Aim: The listing below must be repeated word for word, with its images excluded.
══════
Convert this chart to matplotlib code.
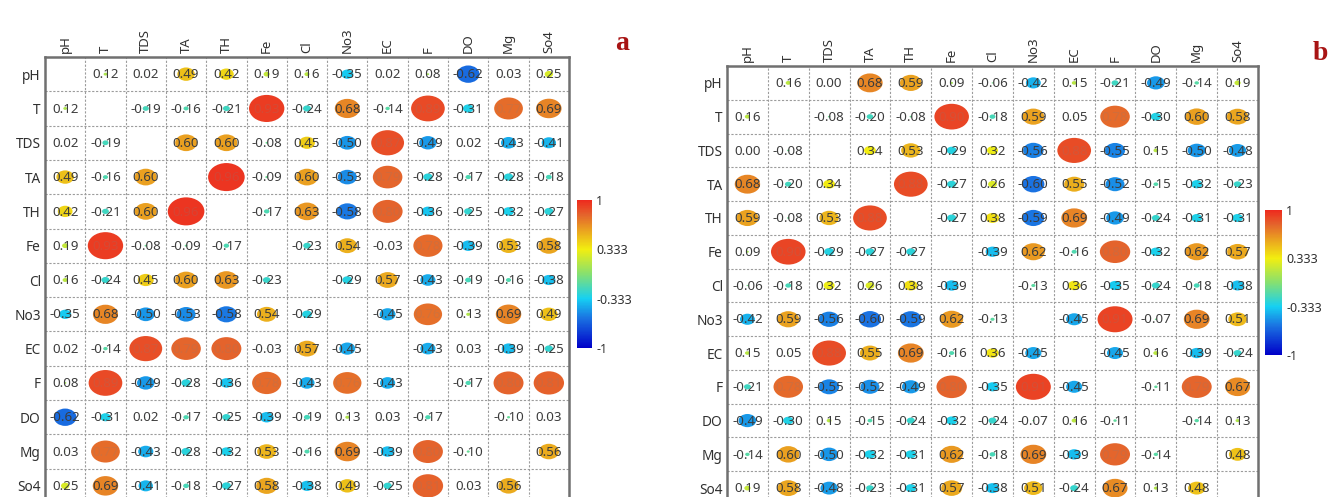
import numpy as np
import matplotlib.pyplot as plt
from matplotlib.patches import Ellipse
from matplotlib.colors import LinearSegmentedColormap, Normalize, to_rgb
from matplotlib.cm import ScalarMappable

plt.rcParams['font.family'] = ['Noto Sans', 'DejaVu Sans']

params = ["pH", "T", "TDS", "TA", "TH", "Fe", "Cl", "No3", "EC", "F", "DO", "Mg", "So4"]

# correlation matrix, panel a (diagonal left empty)
corr_a = [
    [0, 0.12, 0.02, 0.49, 0.42, 0.19, 0.16, -0.35, 0.02, 0.08, -0.62, 0.03, 0.25],
    [0.12, 0, -0.19, -0.16, -0.21, 0.93, -0.24, 0.68, -0.14, 0.89, -0.31, 0.77, 0.69],
    [0.02, -0.19, 0, 0.60, 0.60, -0.08, 0.45, -0.50, 0.87, -0.49, 0.02, -0.43, -0.41],
    [0.49, -0.16, 0.60, 0, 0.96, -0.09, 0.60, -0.53, 0.79, -0.28, -0.17, -0.28, -0.18],
    [0.42, -0.21, 0.60, 0.96, 0, -0.17, 0.63, -0.58, 0.80, -0.36, -0.25, -0.32, -0.27],
    [0.19, 0.93, -0.08, -0.09, -0.17, 0, -0.23, 0.54, -0.03, 0.78, -0.39, 0.53, 0.58],
    [0.16, -0.24, 0.45, 0.60, 0.63, -0.23, 0, -0.29, 0.57, -0.43, -0.19, -0.16, -0.38],
    [-0.35, 0.68, -0.50, -0.53, -0.58, 0.54, -0.29, 0, -0.45, 0.76, 0.13, 0.69, 0.49],
    [0.02, -0.14, 0.87, 0.79, 0.80, -0.03, 0.57, -0.45, 0, -0.43, 0.03, -0.39, -0.25],
    [0.08, 0.89, -0.49, -0.28, -0.36, 0.78, -0.43, 0.76, -0.43, 0, -0.17, 0.80, 0.81],
    [-0.62, -0.31, 0.02, -0.17, -0.25, -0.39, -0.19, 0.13, 0.03, -0.17, 0, -0.10, 0.03],
    [0.03, 0.77, -0.43, -0.28, -0.32, 0.53, -0.16, 0.69, -0.39, 0.80, -0.10, 0, 0.56],
    [0.25, 0.69, -0.41, -0.18, -0.27, 0.58, -0.38, 0.49, -0.25, 0.81, 0.03, 0.56, 0],
]

# correlation matrix, panel b
corr_b = [
    [0, 0.16, 0.00, 0.68, 0.59, 0.09, -0.06, -0.42, 0.15, -0.21, -0.49, -0.14, 0.19],
    [0.16, 0, -0.08, -0.20, -0.08, 0.90, -0.18, 0.59, 0.05, 0.78, -0.30, 0.60, 0.58],
    [0.00, -0.08, 0, 0.34, 0.53, -0.29, 0.32, -0.56, 0.88, -0.55, 0.15, -0.50, -0.48],
    [0.68, -0.20, 0.34, 0, 0.88, -0.27, 0.26, -0.60, 0.55, -0.52, -0.15, -0.32, -0.23],
    [0.59, -0.08, 0.53, 0.88, 0, -0.27, 0.38, -0.59, 0.69, -0.49, -0.24, -0.31, -0.31],
    [0.09, 0.90, -0.29, -0.27, -0.27, 0, -0.39, 0.62, -0.16, 0.80, -0.32, 0.62, 0.57],
    [-0.06, -0.18, 0.32, 0.26, 0.38, -0.39, 0, -0.13, 0.36, -0.35, -0.24, -0.18, -0.38],
    [-0.42, 0.59, -0.56, -0.60, -0.59, 0.62, -0.13, 0, -0.45, 0.91, -0.07, 0.69, 0.51],
    [0.15, 0.05, 0.88, 0.55, 0.69, -0.16, 0.36, -0.45, 0, -0.45, 0.16, -0.39, -0.24],
    [-0.21, 0.78, -0.55, -0.52, -0.49, 0.80, -0.35, 0.91, -0.45, 0, -0.11, 0.79, 0.67],
    [-0.49, -0.30, 0.15, -0.15, -0.24, -0.32, -0.24, -0.07, 0.16, -0.11, 0, -0.14, 0.13],
    [-0.14, 0.60, -0.50, -0.32, -0.31, 0.62, -0.18, 0.69, -0.39, 0.79, -0.14, 0, 0.48],
    [0.19, 0.58, -0.48, -0.23, -0.31, 0.57, -0.38, 0.51, -0.24, 0.67, 0.13, 0.48, 0],
]

cbar_ticks = [1, 0.333, -0.333, -1]
cbar_labels = ["1", "0.333", "-0.333", "-1"]

W, H = 1329, 497

cmap = LinearSegmentedColormap.from_list("corr", [
    (0.0, "#0000c8"),
    (0.2, "#1a72e2"),
    (0.333, "#16d0f2"),
    (0.5, "#86e070"),
    (0.667, "#f2ee10"),
    (0.8, "#eaa020"),
    (0.9, "#e4642c"),
    (1.0, "#ee2a1e"),
])
norm = Normalize(-1, 1)


def px_rect(left, top, right, bottom):
    # pixel box -> figure fraction rectangle
    return [left / W, 1 - bottom / H, (right - left) / W, (bottom - top) / H]


def draw_panel(fig, box, cbar_box, corr, letter, letter_xy):
    n = len(params)
    ax = fig.add_axes(px_rect(*box))
    ax.set_xlim(0, n)
    ax.set_ylim(n, 0)

    # dashed cell grid
    for k in range(1, n):
        ax.axvline(k, color="#9c9c9c", lw=0.8, ls=(0, (2, 1.5)), zorder=0)
        ax.axhline(k, color="#9c9c9c", lw=0.8, ls=(0, (2, 1.5)), zorder=0)

    for i in range(n):
        for j in range(n):
            if i == j:
                continue
            r = corr[i][j]
            col = cmap(norm(r))
            s = 0.95 * abs(r) ** 1.1
            ax.add_patch(Ellipse((j + 0.5, i + 0.5), s, s * 0.9, facecolor=col,
                                 edgecolor="none", zorder=1))
            if abs(r) >= 0.75:
                # value text almost lost inside the large ellipses
                c = np.array(to_rgb(col))
                tcol = c * 0.8 + 0.2 * 0.5
            else:
                tcol = "#3c3c3c"
            ax.text(j + 0.5, i + 0.52, f"{r:.2f}", ha="center", va="center",
                    fontsize=9.6, color=tcol, zorder=2)

    ax.xaxis.tick_top()
    ax.set_xticks(np.arange(n) + 0.5)
    ax.set_xticklabels(params, rotation=90, fontsize=9.5, color="#303030")
    ax.set_yticks(np.arange(n) + 0.5)
    ax.set_yticklabels(params, fontsize=9.8, color="#303030")
    ax.tick_params(length=0, pad=3)
    for sp in ax.spines.values():
        sp.set_color("#707070")
        sp.set_linewidth(1.8)

    cax = fig.add_axes(px_rect(*cbar_box))
    cb = fig.colorbar(ScalarMappable(norm=norm, cmap=cmap), cax=cax)
    cb.outline.set_visible(False)
    cb.set_ticks(cbar_ticks)
    cb.set_ticklabels(cbar_labels)
    cax.tick_params(length=0, labelsize=9, pad=3, colors="#303030")

    fig.text(letter_xy[0] / W, 1 - letter_xy[1] / H, letter, family="Liberation Serif",
             fontweight="bold", fontsize=20, color="#a81414", ha="center", va="baseline")


fig = plt.figure(figsize=(W / 100, H / 100), dpi=100)
draw_panel(fig, (45, 57, 569, 503), (577, 200, 592, 348), corr_a, "a", (622, 50))
draw_panel(fig, (727, 66, 1258, 505), (1265, 210, 1282, 355), corr_b, "b", (1320, 60))

plt.savefig("out.png", dpi=100)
══════
Response below:
Convert this chart to matplotlib code.
import numpy as np
import matplotlib.pyplot as plt
from matplotlib.patches import Ellipse
from matplotlib.colors import LinearSegmentedColormap, Normalize, to_rgb
from matplotlib.cm import ScalarMappable

plt.rcParams['font.family'] = ['Noto Sans', 'DejaVu Sans']

params = ["pH", "T", "TDS", "TA", "TH", "Fe", "Cl", "No3", "EC", "F", "DO", "Mg", "So4"]

# correlation matrix, panel a (diagonal left empty)
corr_a = [
    [0, 0.12, 0.02, 0.49, 0.42, 0.19, 0.16, -0.35, 0.02, 0.08, -0.62, 0.03, 0.25],
    [0.12, 0, -0.19, -0.16, -0.21, 0.93, -0.24, 0.68, -0.14, 0.89, -0.31, 0.77, 0.69],
    [0.02, -0.19, 0, 0.60, 0.60, -0.08, 0.45, -0.50, 0.87, -0.49, 0.02, -0.43, -0.41],
    [0.49, -0.16, 0.60, 0, 0.96, -0.09, 0.60, -0.53, 0.79, -0.28, -0.17, -0.28, -0.18],
    [0.42, -0.21, 0.60, 0.96, 0, -0.17, 0.63, -0.58, 0.80, -0.36, -0.25, -0.32, -0.27],
    [0.19, 0.93, -0.08, -0.09, -0.17, 0, -0.23, 0.54, -0.03, 0.78, -0.39, 0.53, 0.58],
    [0.16, -0.24, 0.45, 0.60, 0.63, -0.23, 0, -0.29, 0.57, -0.43, -0.19, -0.16, -0.38],
    [-0.35, 0.68, -0.50, -0.53, -0.58, 0.54, -0.29, 0, -0.45, 0.76, 0.13, 0.69, 0.49],
    [0.02, -0.14, 0.87, 0.79, 0.80, -0.03, 0.57, -0.45, 0, -0.43, 0.03, -0.39, -0.25],
    [0.08, 0.89, -0.49, -0.28, -0.36, 0.78, -0.43, 0.76, -0.43, 0, -0.17, 0.80, 0.81],
    [-0.62, -0.31, 0.02, -0.17, -0.25, -0.39, -0.19, 0.13, 0.03, -0.17, 0, -0.10, 0.03],
    [0.03, 0.77, -0.43, -0.28, -0.32, 0.53, -0.16, 0.69, -0.39, 0.80, -0.10, 0, 0.56],
    [0.25, 0.69, -0.41, -0.18, -0.27, 0.58, -0.38, 0.49, -0.25, 0.81, 0.03, 0.56, 0],
]

# correlation matrix, panel b
corr_b = [
    [0, 0.16, 0.00, 0.68, 0.59, 0.09, -0.06, -0.42, 0.15, -0.21, -0.49, -0.14, 0.19],
    [0.16, 0, -0.08, -0.20, -0.08, 0.90, -0.18, 0.59, 0.05, 0.78, -0.30, 0.60, 0.58],
    [0.00, -0.08, 0, 0.34, 0.53, -0.29, 0.32, -0.56, 0.88, -0.55, 0.15, -0.50, -0.48],
    [0.68, -0.20, 0.34, 0, 0.88, -0.27, 0.26, -0.60, 0.55, -0.52, -0.15, -0.32, -0.23],
    [0.59, -0.08, 0.53, 0.88, 0, -0.27, 0.38, -0.59, 0.69, -0.49, -0.24, -0.31, -0.31],
    [0.09, 0.90, -0.29, -0.27, -0.27, 0, -0.39, 0.62, -0.16, 0.80, -0.32, 0.62, 0.57],
    [-0.06, -0.18, 0.32, 0.26, 0.38, -0.39, 0, -0.13, 0.36, -0.35, -0.24, -0.18, -0.38],
    [-0.42, 0.59, -0.56, -0.60, -0.59, 0.62, -0.13, 0, -0.45, 0.91, -0.07, 0.69, 0.51],
    [0.15, 0.05, 0.88, 0.55, 0.69, -0.16, 0.36, -0.45, 0, -0.45, 0.16, -0.39, -0.24],
    [-0.21, 0.78, -0.55, -0.52, -0.49, 0.80, -0.35, 0.91, -0.45, 0, -0.11, 0.79, 0.67],
    [-0.49, -0.30, 0.15, -0.15, -0.24, -0.32, -0.24, -0.07, 0.16, -0.11, 0, -0.14, 0.13],
    [-0.14, 0.60, -0.50, -0.32, -0.31, 0.62, -0.18, 0.69, -0.39, 0.79, -0.14, 0, 0.48],
    [0.19, 0.58, -0.48, -0.23, -0.31, 0.57, -0.38, 0.51, -0.24, 0.67, 0.13, 0.48, 0],
]

cbar_ticks = [1, 0.333, -0.333, -1]
cbar_labels = ["1", "0.333", "-0.333", "-1"]

W, H = 1329, 497

cmap = LinearSegmentedColormap.from_list("corr", [
    (0.0, "#0000c8"),
    (0.2, "#1a72e2"),
    (0.333, "#16d0f2"),
    (0.5, "#86e070"),
    (0.667, "#f2ee10"),
    (0.8, "#eaa020"),
    (0.9, "#e4642c"),
    (1.0, "#ee2a1e"),
])
norm = Normalize(-1, 1)


def px_rect(left, top, right, bottom):
    # pixel box -> figure fraction rectangle
    return [left / W, 1 - bottom / H, (right - left) / W, (bottom - top) / H]


def draw_panel(fig, box, cbar_box, corr, letter, letter_xy):
    n = len(params)
    ax = fig.add_axes(px_rect(*box))
    ax.set_xlim(0, n)
    ax.set_ylim(n, 0)

    # dashed cell grid
    for k in range(1, n):
        ax.axvline(k, color="#9c9c9c", lw=0.8, ls=(0, (2, 1.5)), zorder=0)
        ax.axhline(k, color="#9c9c9c", lw=0.8, ls=(0, (2, 1.5)), zorder=0)

    for i in range(n):
        for j in range(n):
            if i == j:
                continue
            r = corr[i][j]
            col = cmap(norm(r))
            s = 0.95 * abs(r) ** 1.1
            ax.add_patch(Ellipse((j + 0.5, i + 0.5), s, s * 0.9, facecolor=col,
                                 edgecolor="none", zorder=1))
            if abs(r) >= 0.75:
                # value text almost lost inside the large ellipses
                c = np.array(to_rgb(col))
                tcol = c * 0.8 + 0.2 * 0.5
            else:
                tcol = "#3c3c3c"
            ax.text(j + 0.5, i + 0.52, f"{r:.2f}", ha="center", va="center",
                    fontsize=9.6, color=tcol, zorder=2)

    ax.xaxis.tick_top()
    ax.set_xticks(np.arange(n) + 0.5)
    ax.set_xticklabels(params, rotation=90, fontsize=9.5, color="#303030")
    ax.set_yticks(np.arange(n) + 0.5)
    ax.set_yticklabels(params, fontsize=9.8, color="#303030")
    ax.tick_params(length=0, pad=3)
    for sp in ax.spines.values():
        sp.set_color("#707070")
        sp.set_linewidth(1.8)

    cax = fig.add_axes(px_rect(*cbar_box))
    cb = fig.colorbar(ScalarMappable(norm=norm, cmap=cmap), cax=cax)
    cb.outline.set_visible(False)
    cb.set_ticks(cbar_ticks)
    cb.set_ticklabels(cbar_labels)
    cax.tick_params(length=0, labelsize=9, pad=3, colors="#303030")

    fig.text(letter_xy[0] / W, 1 - letter_xy[1] / H, letter, family="Liberation Serif",
             fontweight="bold", fontsize=20, color="#a81414", ha="center", va="baseline")


fig = plt.figure(figsize=(W / 100, H / 100), dpi=100)
draw_panel(fig, (45, 57, 569, 503), (577, 200, 592, 348), corr_a, "a", (622, 50))
draw_panel(fig, (727, 66, 1258, 505), (1265, 210, 1282, 355), corr_b, "b", (1320, 60))

plt.savefig("out.png", dpi=100)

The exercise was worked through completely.